The reform: from general exemption to threshold-based access

Under the former dividend exemption regime, 95% of dividends received by corporate taxpayers were excluded from the IRES taxable base and dividends received by individual ‘entrepreneurs’ subject to IRPEF (personal income tax) were partially taxable under different tax rates.

The 2026 Budget Law narrows the scope of this exemption by introducing two alternative eligibility thresholds:

  • Participation of at least 5% of the share capital in the distributing company; or

  • Tax basis value of the participation of at least €500,000.

The second criterion should allow the scope of application of the exemption to be extended to cases where the participation is below the 5% threshold.

The participation may be held directly or indirectly. The new rules apply to dividends approved from January 1 2026.

The introduction of quantitative thresholds results in a differentiated tax treatment of dividends depending on the size or value of the participation. Where neither of these conditions is met, dividends no longer benefit from any exemption and are fully included in the recipient’s taxable base.

Italy in the European context

Data considered during the parliamentary works (see “Hearings and briefs”, in Italian) allows a comparison for domestically sourced dividends with other EU member states:

  • Eight member states do not impose any minimum participation threshold;

  • Five member states apply a 5% threshold;

  • Ten member states require a 10% threshold; and

  • Two member states apply differentiated thresholds depending on the nature of the tax or the distribution.

For cross-border dividends falling within the scope of Directive 2011/96/EU, most member states apply a 10% minimum holding, in line with the directive’s requirements.

The combination of a 5% participation threshold or a tax basis value test is consistent with practices in other European jurisdictions.

Implications for international investment structures

The reform is likely to have effects well beyond the domestic context, especially for multinational groups, cross-border holding structures, and investment vehicles.

In comparative terms, Italy has historically offered one of the more favourable dividend exemption regimes. The introduction of participation thresholds brings the Italian system closer to the approach adopted by a significant number of EU countries, but it may also weaken its competitive position. From 2026, the Italian regime becomes less attractive for highly fragmented or purely financial investments, particularly for cross-border investment vehicles that continue to benefit from more generous participation exemption regimes elsewhere in the EU.
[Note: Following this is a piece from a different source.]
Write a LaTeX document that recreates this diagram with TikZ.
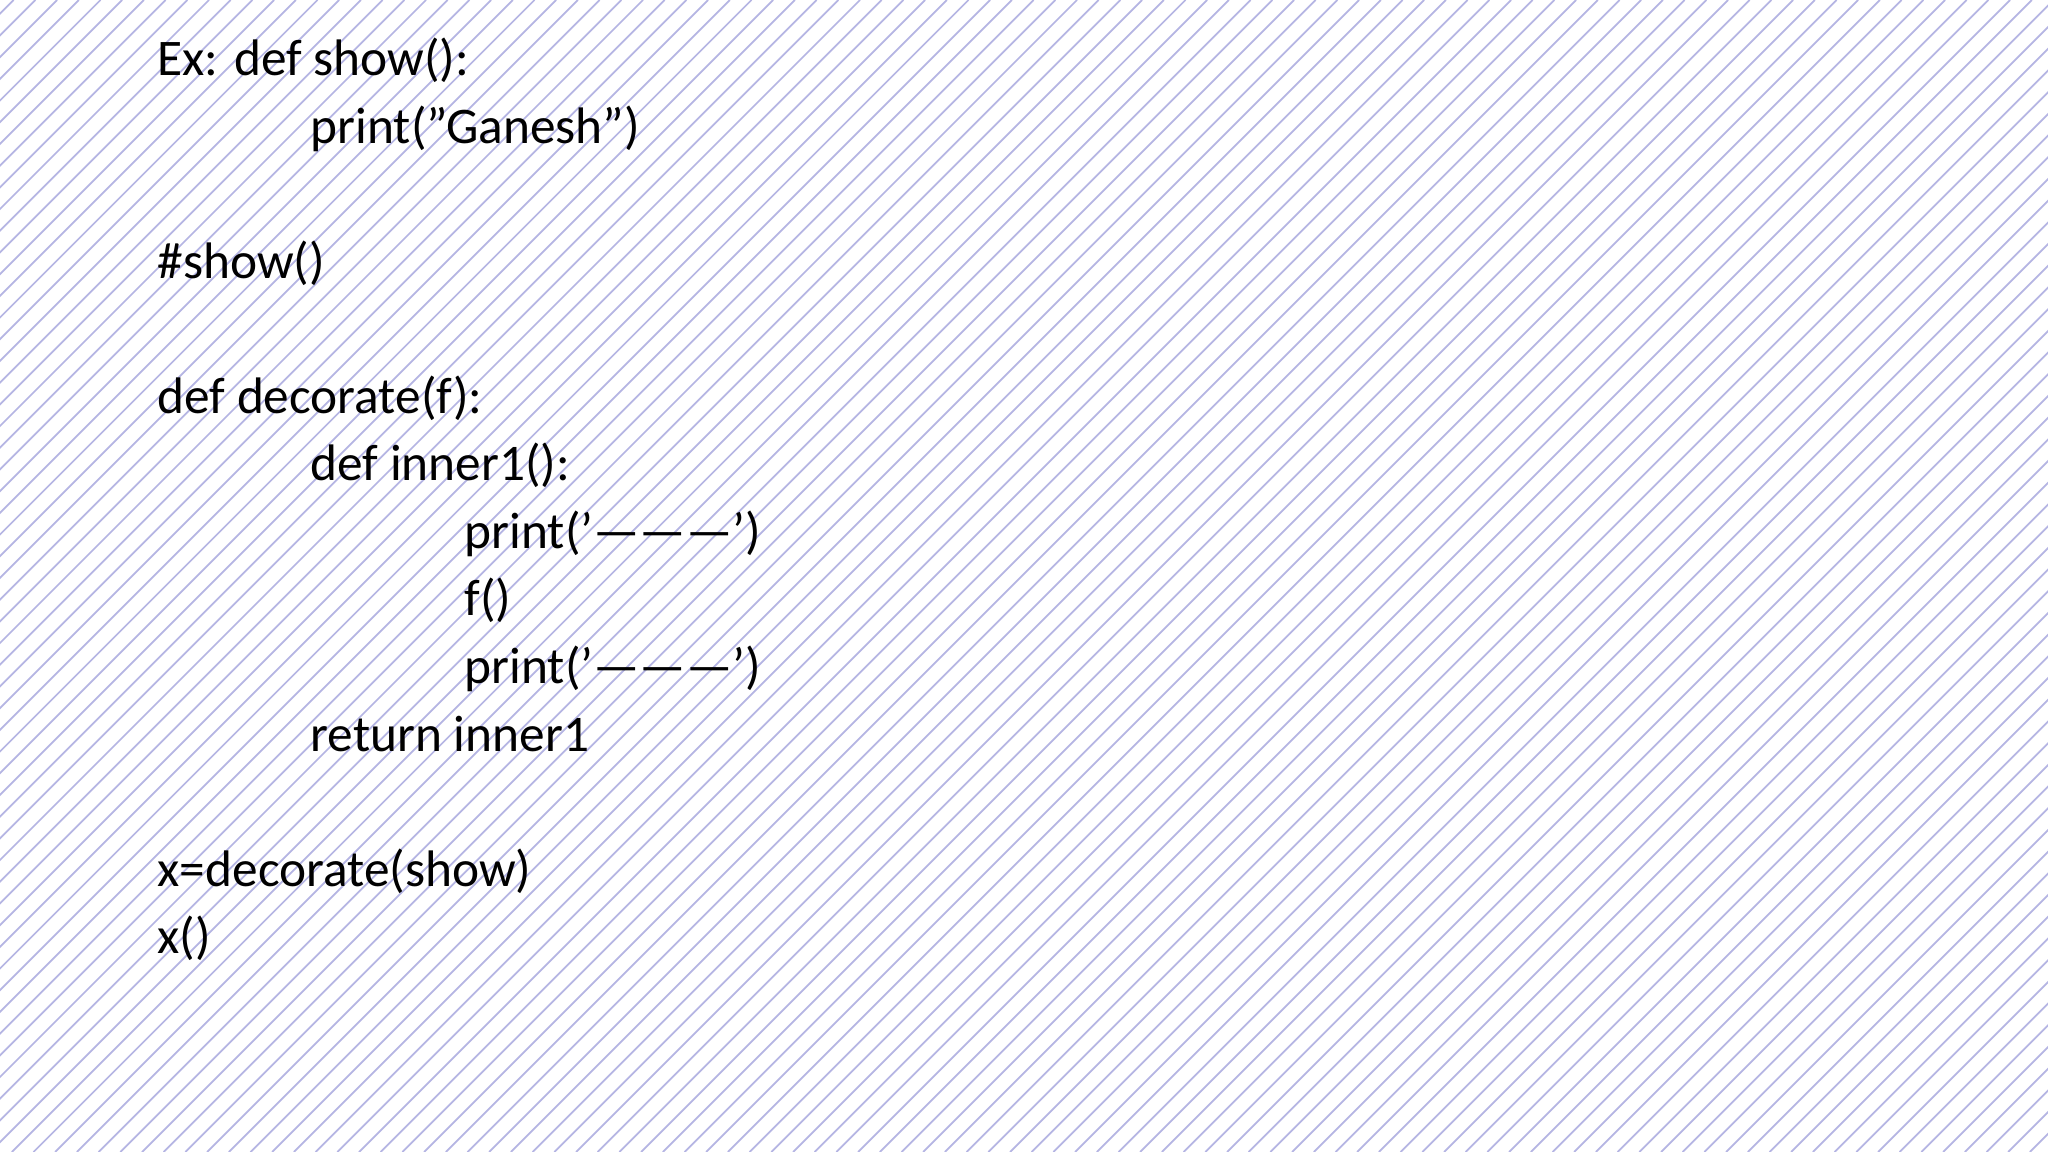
\documentclass[tikz,border=0pt]{standalone}
\usepackage{fontspec}
\setmainfont{Carlito}
\begin{document}
\begin{tikzpicture}[x=0.01cm,y=-0.01cm,
  code/.style={anchor=base west,inner sep=0pt,font=\fontsize{14.6pt}{17pt}\selectfont},
  hatch/.style={draw=gray!55!blue!40,line width=0.5pt}]
\useasboundingbox (0,0) rectangle (2048,1152);
\fill[white] (0,0) rectangle (2048,1152);
\begin{scope}
\clip (0,0) rectangle (2048,1152);
\foreach \k in {-1160,-1138.3,...,2060}{
  \draw[hatch] (\k,1152) -- (\k+1152,0);
}
\end{scope}
\def\L{157}\def\M{310}\def\N{464}
\node[code] (l0) at (\L,76) {Ex: def show():};
\node[code] (l1) at (\M,143.5) {print("Ganesh")};
\node[code] (l3) at (\L,278.5) {\#show()};
\node[code] (l5) at (\L,413.5) {def decorate(f):};
\node[code] (l6) at (\M,481) {def inner1():};
\node[code] (l7) at (\N,548.5) {print('---------')};
\node[code] (l8) at (\N,616) {f()};
\node[code] (l9) at (\N,683.5) {print('---------')};
\node[code] (l10) at (\M,751) {return inner1};
\node[code] (l12) at (\L,886) {x=decorate(show)};
\node[code] (l13) at (\L,953.5) {x()};
\end{tikzpicture}
\end{document}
Under the pre-reform regime, even relatively small shareholdings could benefit from the partial exemption, making Italy an attractive jurisdiction for passive and diversified investments. Following the reform, minority participations (below 5% or with a tax basis below €500,000) lose this benefit entirely. This change may prompt foreign investors and cross-border investment vehicles to reassess the location of Italian shareholdings, potentially favouring jurisdictions with more favourable treatment for minority investments.

Potential responses include:

  • The consolidation of participations to exceed the 5% threshold;

  • The relocation of holding activities to jurisdictions with more favourable regimes; and

  • Heightened attention to international tax planning for groups with complex intragroup ownership chains.

From an operational perspective, the introduction of participation and value-based thresholds is also likely to increase compliance burdens, especially for multinational groups with complex and layered ownership structures. Continuous monitoring of both the percentage of ownership and the tax basis of participations will be required, including in cases of progressive acquisitions, intragroup reorganisations, or extraordinary transactions. This will necessitate closer coordination between tax, legal, and accounting functions, with a consequent increase in operational complexity in managing intercompany shareholdings.